Data is knowledge and knowledge is power, so we’ve sought out these stories to help associations navigate the rather complex endeavor of translating member engagement activity into meaningful metrics. One of our most recent case studies reminds us that “translating” is indeed a vital step in the process. Last week, Christine Kelley, membership director at the American Productivity and Quality Center, shared her experience in “10 Lessons Learned in Developing a Member Engagement Scoring Model” in ASAE’s Associations Now Plus e-newsletter [member login required].
Kelley offers a detailed list of lessons and adviced based on APQC’s project, and it’s a nice glimpse into the nuance and nitty-gritty of making an engagement-scoring tool actually happen. Three of the first four lessons in her list, interestingly, all relate to translating the varying definitions of “engagement”—just within one organization—into a common, workable understanding:
- “Agree on what the engagement score is measuring and what it will help your organization accomplish.”
- “Determine the scope of ‘engagement.'”
- “In detail, define each instance of engagement and its source of record.”
You could read these in order as why, what, and how. In any case, they make clear the importance of defining engagement, because it’s an overbroad buzzword that can be applied to just about any form of member (or even nonmember) activity.

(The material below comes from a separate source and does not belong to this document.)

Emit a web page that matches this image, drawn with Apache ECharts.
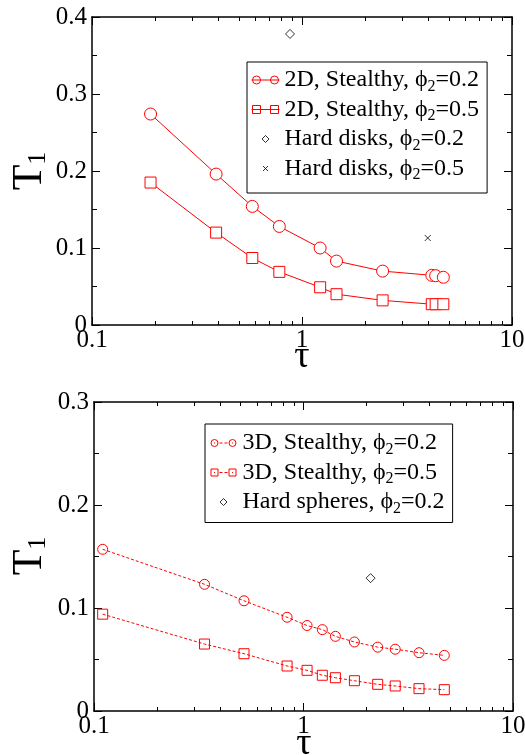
<!DOCTYPE html>
<html>
<head>
<meta charset="utf-8">
<script src="https://cdn.jsdelivr.net/npm/echarts@6/dist/echarts.min.js"></script>
<style>
  html, body { margin: 0; padding: 0; background: #fff; }
  #chart { width: 525px; height: 755px; }
</style>
</head>
<body>
<div id="chart"></div>
<script>
// ---- 2D panel: first-passage time T1 versus tau ----
const tau2D = [0.19, 0.39, 0.58, 0.78, 1.22, 1.46, 2.42, 4.15, 4.33, 4.71];
const t1Stealthy2D_02 = [0.274, 0.196, 0.154, 0.128, 0.100, 0.083, 0.070, 0.0645, 0.064, 0.062];
const t1Stealthy2D_05 = [0.185, 0.120, 0.087, 0.069, 0.049, 0.040, 0.032, 0.027, 0.027, 0.027];
const hardDisks02 = [[0.877, 0.378]];
const hardDisks05 = [[3.97, 0.113]];

// ---- 3D panel ----
const tau3D = [0.11, 0.337, 0.52, 0.835, 1.04, 1.23, 1.42, 1.75, 2.26, 2.74, 3.56, 4.7];
const t1Stealthy3D_02 = [0.157, 0.123, 0.107, 0.091, 0.083, 0.079, 0.0725, 0.067, 0.062, 0.060, 0.0566, 0.054];
const t1Stealthy3D_05 = [0.094, 0.065, 0.0556, 0.0437, 0.0395, 0.0347, 0.0323, 0.0294, 0.0259, 0.0243, 0.0217, 0.0207];
const hardSpheres02 = [[2.09, 0.129]];

// axis ranges / tick labels
const xRange = [0.1, 10];
const xTickLabels = ['0.1', '1', '10'];
const yMax2D = 0.4;
const yMax3D = 0.3;
const yStep = 0.1;

// legend entries: [series name, text before subscript, subscript, text after]
const legend2D = [
  ['2D, Stealthy, phi2=0.2', '2D, Stealthy, \u03D5', '2', '=0.2'],
  ['2D, Stealthy, phi2=0.5', '2D, Stealthy, \u03D5', '2', '=0.5'],
  ['Hard disks, phi2=0.2', 'Hard disks, \u03D5', '2', '=0.2'],
  ['Hard disks, phi2=0.5', 'Hard disks, \u03D5', '2', '=0.5']
];
const legend3D = [
  ['3D, Stealthy, phi2=0.2', '3D, Stealthy, \u03D5', '2', '=0.2'],
  ['3D, Stealthy, phi2=0.5', '3D, Stealthy, \u03D5', '2', '=0.5'],
  ['Hard spheres, phi2=0.2', 'Hard spheres, \u03D5', '2', '=0.2']
];

const FONT = '"Liberation Serif", "DejaVu Serif", "Times New Roman", serif';
const RED = '#ff0000';

const pairs = (xs, ys) => xs.map((x, i) => [x, ys[i]]);

// minor decade ticks (2..9 in each decade) in log10 space
const minorLogTicks = [];
for (let d = -1; d < 1; d++) {
  for (let k = 2; k <= 9; k++) minorLogTicks.push(d + Math.log10(k));
}

const legendRich = {
  n: { fontFamily: FONT, fontSize: 24, lineHeight: 29, color: '#000' },
  s: { fontFamily: FONT, fontSize: 16, lineHeight: 13, verticalAlign: 'bottom', color: '#000' }
};
function legendFormatter(entries) {
  return function (name) {
    const e = entries.find(r => r[0] === name);
    return '{n|' + e[1] + '}{s|' + e[2] + '}{n|' + e[3] + '}';
  };
}

// icons drawn in a 28x12 box
const ICON_BOX = 'M0,0M28,12';
const iconCircleLine = 'path://' + ICON_BOX +
  'M0,6L28,6M1,6a4,4 0 1,0 8,0a4,4 0 1,0 -8,0M19,6a4,4 0 1,0 8,0a4,4 0 1,0 -8,0';
const iconSquareLine = 'path://' + ICON_BOX +
  'M0,6L28,6M1,2h8v8h-8zM19,2h8v8h-8z';
const iconCircleDash = 'path://' + ICON_BOX +
  'M1.5,6a3.5,3.5 0 1,0 7,0a3.5,3.5 0 1,0 -7,0M4.5,6L5.5,6M10,6L13,6M15,6L18,6' +
  'M19.5,6a3.5,3.5 0 1,0 7,0a3.5,3.5 0 1,0 -7,0M22.5,6L23.5,6';
const iconSquareDash = 'path://' + ICON_BOX +
  'M1.5,2.5h7v7h-7zM4.5,6L5.5,6M10,6L13,6M15,6L18,6M19.5,2.5h7v7h-7zM22.5,6L23.5,6';
const iconDiamond = 'path://' + ICON_BOX + 'M14,2.5L17.5,6L14,9.5L10.5,6Z';
const iconCross = 'path://' + ICON_BOX + 'M11.5,3.5L16.5,8.5M16.5,3.5L11.5,8.5';

const symDiamond = 'diamond';
const symCross = 'path://M0,0L10,10M10,0L0,10';

const redHollow = { color: 'rgba(0,0,0,0)', borderColor: RED, borderWidth: 1 };
const blackHollow = { color: 'rgba(0,0,0,0)', borderColor: '#000', borderWidth: 1 };

const axisLineStyle = { color: '#000', width: 1.5 };
const labelStyle = { fontFamily: FONT, fontSize: 25, color: '#000' };

function xAxesFor(gridIndex) {
  const base = {
    gridIndex,
    type: 'log',
    logBase: 10,
    min: xRange[0],
    max: xRange[1],
    interval: 1,
    splitLine: { show: false },
    minorTick: { show: false },
    minorSplitLine: { show: false },
    axisLine: { show: true, onZero: false, lineStyle: axisLineStyle },
    axisTick: { show: true, inside: true, length: 8, lineStyle: { color: '#000', width: 1 } }
  };
  const minorBase = {
    gridIndex,
    type: 'value',
    min: -1,
    max: 1,
    splitLine: { show: false },
    axisLine: { show: false, onZero: false },
    axisLabel: { show: false },
    axisTick: { show: true, inside: true, length: 4, customValues: minorLogTicks, lineStyle: { color: '#000', width: 1 } }
  };
  return [
    Object.assign({}, base, {
      position: 'bottom',
      axisLabel: Object.assign({ show: true, margin: 3, lineHeight: 24,
        formatter: v => xTickLabels.find(t => Math.abs(parseFloat(t) - v) < 1e-9) || '' }, labelStyle)
    }),
    Object.assign({}, base, { position: 'top', axisLabel: { show: false } }),
    Object.assign({}, minorBase, { position: 'bottom' }),
    Object.assign({}, minorBase, { position: 'top' })
  ];
}

function yAxesFor(gridIndex, max) {
  const base = {
    gridIndex,
    type: 'value',
    min: 0,
    max,
    interval: yStep,
    splitLine: { show: false },
    minorSplitLine: { show: false },
    axisLine: { show: true, onZero: false, lineStyle: axisLineStyle },
    axisTick: { show: true, inside: true, length: 8, lineStyle: { color: '#000', width: 1 } },
    minorTick: { show: true, splitNumber: 2, length: 5, lineStyle: { color: '#000', width: 1 } }
  };
  return [
    Object.assign({}, base, {
      position: 'left',
      axisLabel: Object.assign({ show: true, margin: 5,
        formatter: v => String(Math.round(v * 10) / 10) }, labelStyle)
    }),
    Object.assign({}, base, { position: 'right', axisLabel: { show: false } })
  ];
}

const titleRich = {
  t: { fontFamily: FONT, fontSize: 42, color: '#000' },
  s: { fontFamily: FONT, fontSize: 26, color: '#000', verticalAlign: 'bottom', lineHeight: 30 }
};

const option = {
  animation: false,
  backgroundColor: '#fff',
  grid: [
    { left: 92, top: 17, width: 420, height: 308, containLabel: false, outerBoundsMode: 'none' },
    { left: 94, top: 402, width: 419, height: 309, containLabel: false, outerBoundsMode: 'none' }
  ],
  xAxis: xAxesFor(0).concat(xAxesFor(1)),
  yAxis: yAxesFor(0, yMax2D).concat(yAxesFor(1, yMax3D)),
  legend: [
    {
      orient: 'vertical', left: 247, top: 62,
      padding: [6, 8, 10, 4], itemGap: 3, itemWidth: 28, itemHeight: 12,
      borderColor: '#000', borderWidth: 1, backgroundColor: '#fff', borderRadius: 0,
      selectedMode: false,
      textStyle: { fontFamily: FONT, fontSize: 24, color: '#000', rich: legendRich },
      formatter: legendFormatter(legend2D),
      data: [
        { name: legend2D[0][0], icon: iconCircleLine, itemStyle: redHollow },
        { name: legend2D[1][0], icon: iconSquareLine, itemStyle: redHollow },
        { name: legend2D[2][0], icon: iconDiamond, itemStyle: blackHollow },
        { name: legend2D[3][0], icon: iconCross, itemStyle: blackHollow }
      ]
    },
    {
      orient: 'vertical', left: 205, top: 424,
      padding: [7, 8, 6, 4], itemGap: 3, itemWidth: 28, itemHeight: 12,
      borderColor: '#000', borderWidth: 1, backgroundColor: '#fff', borderRadius: 0,
      selectedMode: false,
      textStyle: { fontFamily: FONT, fontSize: 24, color: '#000', rich: legendRich },
      formatter: legendFormatter(legend3D),
      data: [
        { name: legend3D[0][0], icon: iconCircleDash, itemStyle: redHollow },
        { name: legend3D[1][0], icon: iconSquareDash, itemStyle: redHollow },
        { name: legend3D[2][0], icon: iconDiamond, itemStyle: blackHollow }
      ]
    }
  ],
  graphic: [
    { type: 'text', x: 30, y: 171, rotation: Math.PI / 2,
      style: { text: '{t|T}{s|1}', rich: titleRich, align: 'center', verticalAlign: 'middle' } },
    { type: 'text', x: 302, y: 357,
      style: { text: '\u03C4', fontFamily: FONT, fontSize: 38, fill: '#000', align: 'center', verticalAlign: 'middle' } },
    { type: 'text', x: 30, y: 556, rotation: Math.PI / 2,
      style: { text: '{t|T}{s|1}', rich: titleRich, align: 'center', verticalAlign: 'middle' } },
    { type: 'text', x: 304, y: 744,
      style: { text: '\u03C4', fontFamily: FONT, fontSize: 38, fill: '#000', align: 'center', verticalAlign: 'middle' } }
  ],
  series: [
    {
      name: legend2D[0][0], type: 'line', xAxisIndex: 0, yAxisIndex: 0,
      data: pairs(tau2D, t1Stealthy2D_02),
      symbol: 'circle', symbolSize: 12,
      lineStyle: { color: RED, width: 1 },
      itemStyle: { color: '#fff', borderColor: RED, borderWidth: 1 }
    },
    {
      name: legend2D[1][0], type: 'line', xAxisIndex: 0, yAxisIndex: 0,
      data: pairs(tau2D, t1Stealthy2D_05),
      symbol: 'rect', symbolSize: 11,
      lineStyle: { color: RED, width: 1 },
      itemStyle: { color: '#fff', borderColor: RED, borderWidth: 1 }
    },
    {
      name: legend2D[2][0], type: 'scatter', xAxisIndex: 0, yAxisIndex: 0,
      data: hardDisks02, symbol: symDiamond, symbolSize: 9,
      itemStyle: blackHollow
    },
    {
      name: legend2D[3][0], type: 'scatter', xAxisIndex: 0, yAxisIndex: 0,
      data: hardDisks05, symbol: symCross, symbolSize: 6,
      itemStyle: blackHollow
    },
    {
      name: legend3D[0][0], type: 'line', xAxisIndex: 4, yAxisIndex: 2,
      data: pairs(tau3D, t1Stealthy3D_02),
      symbol: 'circle', symbolSize: 10,
      lineStyle: { color: RED, width: 1, type: [3, 2] },
      itemStyle: redHollow
    },
    {
      name: legend3D[1][0], type: 'line', xAxisIndex: 4, yAxisIndex: 2,
      data: pairs(tau3D, t1Stealthy3D_05),
      symbol: 'rect', symbolSize: 10,
      lineStyle: { color: RED, width: 1, type: [3, 2] },
      itemStyle: redHollow
    },
    {
      name: legend3D[2][0], type: 'scatter', xAxisIndex: 4, yAxisIndex: 2,
      data: hardSpheres02, symbol: symDiamond, symbolSize: 9,
      itemStyle: blackHollow
    }
  ]
};

const chart = echarts.init(document.getElementById('chart'), null, { renderer: 'canvas' });
chart.setOption(option);
</script>
</body>
</html>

Eric Lanke, CAE, CEO of the National Fluid Power Association, noticed this problem in a discussion of association professionals last year and shared his observations on his blog:
One consistent thing I’ve noticed is that when it comes to member engagement, we all seem to be talking about several different things. … For some, member engagement means getting members to utilize the association’s services. For others, its means getting more volunteers for its committees and task forces. … Unless we are clear about which definition of member engagement we’re talking about, it should be easy to appreciate how complicated an innocent conversation about member engagement can become.
And Elizabeth Engel, CAE, CEO and chief strategist at Spark Consulting, argued last year that the definition of engagement is not only fuzzy but also too often determined by the association and not its members:
Nearly all the talk about engagement I hear was about scoring, tracking, and rewarding what the association values. We value committee service, so we give it a high score. We value spending money with the association, so we give it a high score. We value getting articles written for free for our magazine, so we give it a high score. … The perspective is totally backwards [and] tells you precisely zip about what the members and other audiences … value about their interactions with us.

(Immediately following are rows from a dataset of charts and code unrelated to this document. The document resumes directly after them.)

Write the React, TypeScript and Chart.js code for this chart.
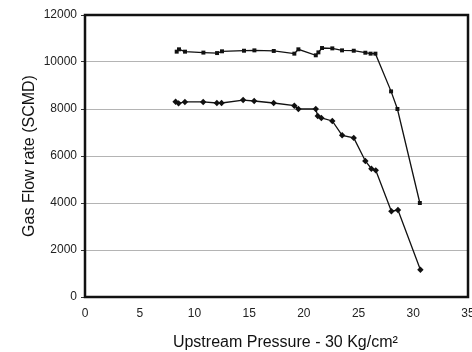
import React, { useEffect, useRef } from "react";
import { Chart, registerables } from "chart.js";

Chart.register(...registerables);

// Upper series (square markers)
const upperX = [8.38, 8.59, 9.14, 10.82, 12.07, 12.52, 14.53, 15.48, 17.25, 19.13, 19.5, 21.09, 21.33, 21.66, 22.6, 23.49, 24.56, 25.62, 26.1, 26.54, 27.97, 28.55, 30.6];
const upperY = [10440, 10540, 10440, 10400, 10380, 10455, 10480, 10495, 10470, 10355, 10540, 10285, 10410, 10595, 10580, 10495, 10480, 10395, 10355, 10355, 8750, 8000, 4000];

// Lower series (diamond markers)
const lowerX = [8.28, 8.55, 9.13, 10.8, 12.05, 12.48, 14.45, 15.46, 17.24, 19.13, 19.5, 21.09, 21.27, 21.6, 22.6, 23.5, 24.56, 25.62, 26.17, 26.57, 28.0, 28.6, 30.65];
const lowerY = [8310, 8240, 8300, 8300, 8255, 8255, 8380, 8340, 8255, 8140, 8000, 8000, 7700, 7620, 7490, 6880, 6770, 5790, 5460, 5390, 3650, 3700, 1160];

const xTitle = "\u00A0\u00A0\u00A0\u00A0Upstream Pressure - 30 Kg/cm\u00B2";
const yTitle = "Gas Flow rate (SCMD)";

const toPoints = (xs: number[], ys: number[]) => xs.map((x, i) => ({ x, y: ys[i] }));

const frame = {
  id: "frame",
  afterDraw(chart: any) {
    const { ctx, chartArea } = chart;
    ctx.save();
    ctx.strokeStyle = "#111";
    ctx.lineWidth = 2.5;
    ctx.strokeRect(chartArea.left, chartArea.top, chartArea.right - chartArea.left, chartArea.bottom - chartArea.top);
    ctx.restore();
  },
};

export default function App() {
  const ref = useRef<HTMLCanvasElement>(null);
  useEffect(() => {
    if (!ref.current) return;
    const font = "'Liberation Sans', Arial, sans-serif";
    const chart = new Chart(ref.current, {
      type: "line",
      data: {
        datasets: [
          {
            data: toPoints(upperX, upperY),
            borderColor: "#111",
            backgroundColor: "#111",
            borderWidth: 1.3,
            pointStyle: "rect",
            pointRadius: 2.8,
            pointBorderWidth: 0,
            tension: 0,
          },
          {
            data: toPoints(lowerX, lowerY),
            borderColor: "#111",
            backgroundColor: "#111",
            borderWidth: 1.3,
            pointStyle: "rectRot",
            pointRadius: 3.2,
            pointBorderWidth: 0,
            tension: 0,
          },
        ],
      },
      options: {
        responsive: false,
        animation: false,
        devicePixelRatio: 1,
        layout: { padding: { top: 15, right: 4, left: 0, bottom: 0 } },
        plugins: { legend: { display: false }, tooltip: { enabled: false } },
        scales: {
          x: {
            type: "linear",
            min: 0,
            max: 35,
            ticks: { stepSize: 5, color: "#222", font: { family: font, size: 12 }, padding: 9, maxRotation: 0, callback: (v: any) => String(v) },
            grid: { display: false, drawTicks: false },
            border: { display: false },
            title: { display: true, text: xTitle, color: "#111", font: { family: font, size: 16 }, padding: { top: 0, bottom: 0 } },
            afterFit(scale: any) {
              scale.height = 55;
              scale.paddingRight = 0;
              scale.paddingLeft = 0;
            },
          },
          y: {
            min: 0,
            max: 12000,
            ticks: { stepSize: 2000, color: "#222", font: { family: font, size: 12 }, padding: 4, callback: (v: any) => String(v) },
            grid: { color: "#b4b4b4", lineWidth: 1, drawTicks: true, tickLength: 4, tickColor: "#333" },
            border: { display: false },
            title: { display: true, text: yTitle, color: "#111", font: { family: font, size: 16 }, padding: { top: 20, bottom: 0 } },
            afterFit(scale: any) {
              scale.width = 85;
              scale.paddingTop = 0;
              scale.paddingBottom = 0;
            },
          },
        },
      },
      plugins: [frame],
    } as any);
    return () => chart.destroy();
  }, []);
  return (
    <div style={{ position: "fixed", left: 0, top: 0, width: 472, height: 352, overflow: "hidden", background: "#fff" }}>
      <canvas ref={ref} width={472} height={352} style={{ display: "block" }} />
    </div>
  );
}
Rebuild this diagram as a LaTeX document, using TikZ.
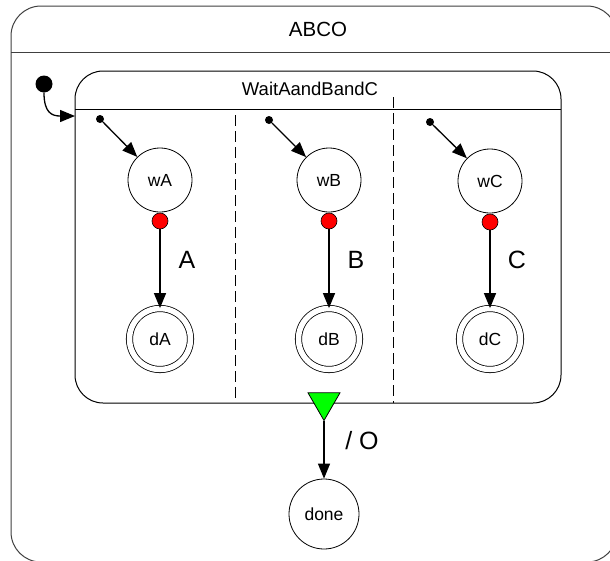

APQC tackled this challenge head on:
- Why: As Kelley and her colleagues asked various stakeholders how they would use an engagement score, they determined “the membership, marketing, and sales groups’ business cases for the model presented the most potential for significant process changes and the resulting ROI.”

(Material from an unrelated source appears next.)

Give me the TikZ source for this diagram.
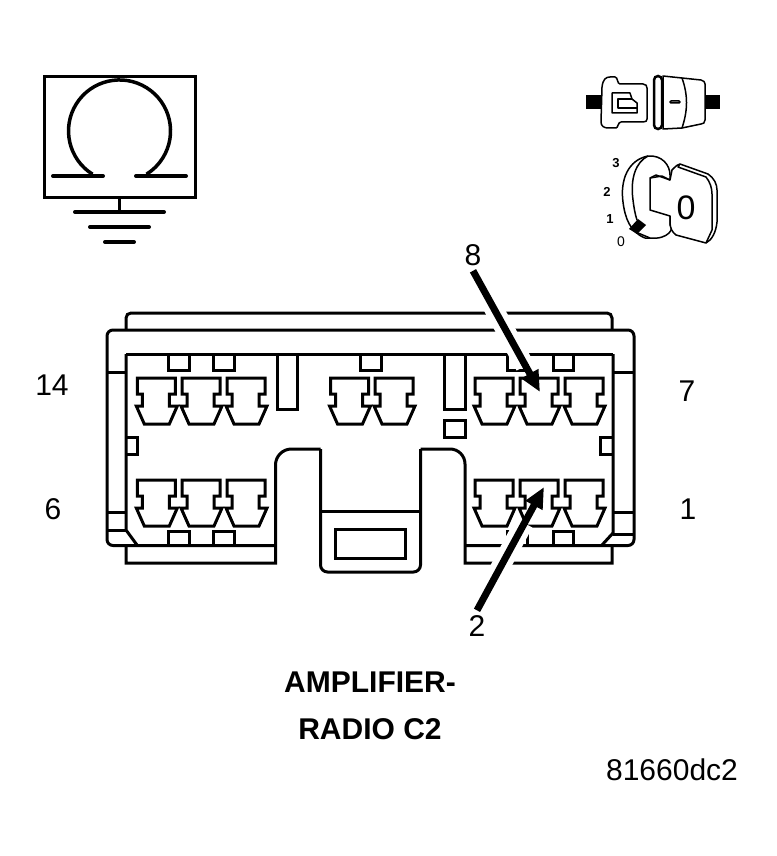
\documentclass[tikz,border=0pt]{standalone}
\usepackage{fontspec}
\setmainfont{Liberation Sans}
\usetikzlibrary{arrows.meta,positioning}
\tikzset{
  wire/.style={draw=black,line width=3pt,line join=miter},
  thin line/.style={draw=black,line width=1.5pt,line join=round},
  pointer/.style={draw=black,line width=7pt,-{Triangle[length=21pt,width=18pt]}},
  halo/.style={draw=white,line width=19pt},
  terminal/.pic={
    \draw[wire] (-19,0) -- (-19,16) -- (-14,16) -- (-14,28) -- (-20,28) -- (-12,46)
      -- (13,46) -- (21,28) -- (13,28) -- (13,16) -- (19,16) -- (19,0) -- cycle;
  }
}
\begin{document}
\begin{tikzpicture}[x=1pt,y=-1pt,every node/.style={font=\fontsize{30}{30}\selectfont,inner sep=5pt}]
   \useasboundingbox (0,0) rectangle (776,856);
   % ground symbol
   \draw[wire] (44,77) rectangle (195,197);
   \draw[wire,line width=3.5pt] (92.5,174.2) arc (122:418:51);
   \draw[wire,line width=4pt,line cap=round] (53,176) -- (103,176);
   \draw[wire,line width=4pt,line cap=round] (136,176) -- (186,176);
   \draw[wire] (119.5,197) -- (119.5,212);
   \draw[wire,line width=4pt,line cap=round] (75,212) -- (164,212);
   \draw[wire,line width=4pt,line cap=round] (90,227) -- (149,227);
   \draw[wire,line width=4pt,line cap=round] (105,242) -- (134,242);
   % plug and socket
   \fill (586,95) rectangle (602,109);
   \fill (705,95) rectangle (720,109);
   \draw[thin line,fill=white] (602,87) .. controls (603,79) and (606,77) .. (610,77) -- (615,77)
     .. controls (618,77) and (617,84) .. (620,84) -- (643,84) .. controls (646,84) and (647,86) .. (647,88)
     -- (647,119) .. controls (647,121) and (646,122) .. (643,122) -- (621,122)
     .. controls (618,122) and (618,128) .. (616,128) -- (608,128) .. controls (604,128) and (601,126) .. (601,122) -- cycle;
   \draw[thin line] (612,93) -- (630,93) -- (632,99) -- (637,103) -- (637,113) -- (612,113) -- cycle;
   \draw[thin line] (632,99) -- (618,99) -- (618,108) -- (637,108);
   \draw[thin line,fill=white] (663,76) -- (682,78) -- (701,80) .. controls (704,81) and (705,82) .. (705,84)
     -- (705,120) .. controls (705,123) and (703,124) .. (701,124) -- (682,128) -- (663,129) -- cycle;
   \draw[thin line] (682,78) .. controls (688,95) and (688,110) .. (682,128);
   \draw[draw=black,line width=2.5pt,fill=white,rounded corners=4pt] (654,76) rectangle (662,129);
   \draw[thin line,rounded corners=1pt] (670,101) rectangle (680,103);
   % key
   \draw[thin line,fill=white] (648,156) .. controls (628,160) and (620,180) .. (623,202)
     .. controls (625,218) and (630,232) .. (645,238) -- (650,238)
     .. controls (668,240) and (675,228) .. (670,225) -- (670,175) .. controls (670,165) and (662,155) .. (648,156) -- cycle;
   \draw[thin line] (648,156) .. controls (636,162) and (630,178) .. (633,200) .. controls (634,208) and (635,214) .. (637,220);
   \draw[thin line,fill=white] (672,170) .. controls (676,166) and (678,164) .. (680,164) -- (708,174)
     .. controls (714,178) and (717,184) .. (717,190) -- (717,222) .. controls (716,232) and (712,240) .. (706,243)
     -- (676,235) .. controls (672,232) and (670,228) .. (670,222) -- (670,216) -- (650,210) -- (650,178) -- (656,175) -- (670,180) -- cycle;
   \draw[thin line] (650,178) -- (662,176) -- (670,180);
   \draw[thin line] (680,164) -- (678,167) -- (706,177) .. controls (710,182) and (712,188) .. (712,194) -- (712,230) -- (706,243);
   \fill (629,229) -- (638,219) -- (646,225) -- (637,234) -- cycle;
   \draw[thin line] (638,233) -- (650,238);
   \node[font=\fontsize{34}{34}\selectfont] (keyzero) at (686,208) {0};
   \begin{scope}[every node/.style={font=\fontsize{13}{13}\selectfont\bfseries,inner sep=1pt}]
    \node (pos3) at (616,163) {3};
    \node (pos2) at (607,192) {2};
    \node (pos1) at (610,219) {1};
    \node[font=\fontsize{14}{14}\selectfont] (pos0) at (621,242) {0};
   \end{scope}
   % connector body
   \draw[wire,rounded corners=5pt] (126,330) -- (126,313) -- (612,313) -- (612,330);
   \draw[wire,rounded corners=6pt] (275.5,545.5) -- (107,545.5) -- (107,330) -- (634,330) -- (634,545.5) -- (465,545.5);
   \draw[wire] (126,354) -- (613,354);
   \draw[wire] (126,354) -- (126,530) -- (137,545);
   \draw[wire] (613,354) -- (613,533) -- (602,545);
   \draw[wire] (107,372) -- (126,372);
   \draw[wire] (107,512) -- (126,512);
   \draw[wire] (107,530) -- (126,530);
   \draw[wire] (613,372) -- (634,372);
   \draw[wire] (613,512) -- (634,512);
   \draw[wire] (613,534) -- (634,534);
   % skirt and latch
   \draw[wire] (126,545) -- (126,563) -- (275.5,563) -- (275.5,465) arc (180:270:16) -- (320.5,449);
   \draw[wire,rounded corners=7pt] (320.5,449) -- (320.5,572) -- (420.5,572) -- (420.5,449);
   \draw[wire] (420.5,449) -- (450,449) arc (270:360:15) -- (465,563) -- (612,563) -- (612,545);
   \draw[wire] (320.5,511) -- (420.5,511);
   \draw[wire] (335,529) rectangle (405,558);
   % tabs
   \draw[wire] (168.5,354) -- (168.5,370) -- (189,370) -- (189,354);
   \draw[wire] (213.5,354) -- (213.5,370) -- (234,370) -- (234,354);
   \draw[wire] (360,354) -- (360,370) -- (381,370) -- (381,354);
   \draw[wire] (507,354) -- (507,370) -- (527,370) -- (527,354);
   \draw[wire] (553,354) -- (553,370) -- (573,370) -- (573,354);
   \draw[wire] (168.5,545) -- (168.5,531) -- (189,531) -- (189,545);
   \draw[wire] (213.5,545) -- (213.5,531) -- (234,531) -- (234,545);
   \draw[wire] (507,545) -- (507,531) -- (527,531) -- (527,545);
   \draw[wire] (553,545) -- (553,531) -- (573,531) -- (573,545);
   \draw[wire] (277,354) rectangle (297,409);
   \draw[wire] (444,354) rectangle (465,409);
   \draw[wire] (444,420) rectangle (465,437);
   \draw[wire] (126,437) -- (137,437) -- (137,454) -- (126,454);
   \draw[wire] (613,437) -- (600,437) -- (600,454) -- (613,454);
   % terminals
   \pic at (156.3,378) {terminal};
   \pic at (201,378) {terminal};
   \pic at (246,378) {terminal};
   \pic at (349.5,378) {terminal};
   \pic at (394,378) {terminal};
   \pic at (494,378) {terminal};
   \pic at (539,378) {terminal};
   \pic at (584,378) {terminal};
   \pic at (156.3,480) {terminal};
   \pic at (201,480) {terminal};
   \pic at (246,480) {terminal};
   \pic at (494,480) {terminal};
   \pic at (539,480) {terminal};
   \pic at (584,480) {terminal};
   % cavity numbers
   \node (pin14) at (52,385) {14};
   \node (pin7) at (687,391) {7};
   \node (pin6) at (53,509) {6};
   \node (pin1) at (688,509) {1};
   \node (pin8) at (473,255) {8};
   \node (pin2) at (477,626) {2};
   \coordinate (tip8) at (540,392);
   \coordinate (tip2) at (544,487);
   \coordinate (gap8) at (525,366);
   \coordinate (gap2) at (524,523);
   \draw[halo] (pin8.south) -- (gap8);
   \draw[halo] (pin2.north) -- (gap2);
   \draw[pointer] (pin8.south) -- (tip8);
   \draw[pointer] (pin2.north) -- (tip2);
   % captions
   \node[font=\fontsize{30}{30}\selectfont\bfseries] (title1) at (370,682) {AMPLIFIER-};
   \node[font=\fontsize{30}{30}\selectfont\bfseries] (title2) at (370,729) {RADIO C2};
   \node (figno) at (672,770) {81660dc2};
\end{tikzpicture}
\end{document}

- What: Then they came to an agreement that “engagement includes the following activities: website, email, event attendance, community participation, and volunteerism.”
- How: And then they detailed exactly which actions represented those forms of engagement and how they would be tracked. Kelley writes that this was an “absolutely crucial” step. “‘Community participation'” could mean joining a community, posting to a discussion board, or attending an event put on by community volunteers. Be as precise as possible to the exact instance of engagement.”
As APQC and others have learned, both the value and challenge in developing a tool for engagement tracking and scoring is that it makes you turn language into ones and zeros. Those vague, myriad meanings for engagement that get tossed around in conversation have to be translated into clear, unmistakable definitions when you want to turn them into data. It forces some discipline and specificity around engagement across the association.
What’s your association’s biggest challenge in measuring engagement? How have you tried to define engagement according your association’s (and your members’) needs and goals? Please share in the comments.